Lab 4: POS Tagging

Authors:Henry Thompson, Bharat Ram Ambati
Date:2014-10-01
Copyright:This work is licensed under a Creative Commons Attribution-NonCommercial 4.0 International License: You may re-use, redistribute, or modify this work for non-commercial purposes provided you retain attribution to any previous author(s).

POS Tagset

Distribution of sentence lengths

Distribution of tags

Distribution of tags and words

Unigram Tagger

Going Further

  1. Run the simple tagger developed on the sentence "I bought two new books." What error do you see, and what improvement can you think of that can handle it?

    Splitting the sentence based on space treats "books." as a single token. As this is an unseen word, tagger assigns the default tag. Instead of splitting the sentence, running a tokenizer word_tokenize(sentence) treats "books" and "." as two lexical items and hence the tagger is able assign correct tags.

  2. Do you think the Penn tagset will work well for social media text such as twitter data which contains non-standard English text?

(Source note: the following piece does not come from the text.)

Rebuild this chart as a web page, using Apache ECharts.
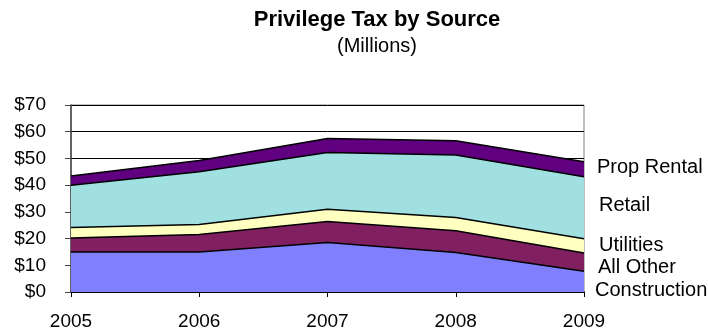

    Not really. There has been some recent work on developing a new tagset for twitter data. See : https://www.aclweb.org/anthology/P/P11/P11-2008.pdf

  3. NLTK has libraries to train different taggers. Using these libraries, build unigram and Hidden Markov Model taggers and evaluate them. First, split the data into two parts(90%, 10%). Consider first 90% of the data as training data and the remaining 10% of the data as testing data. Build taggers using the training data. Then run the taggers on the test data and evaluate the performance of the tagger

    unigram_tagger = nltk.UnigramTagger(train_sents, backoff=nltk.DefaultTagger('NN'))

    hmm_tagger = HiddenMarkovModelTagger.train(train_sents)

    unigram_tagger.evaluate(test_sents)

    hmm_tagger.evaluate(test_sents)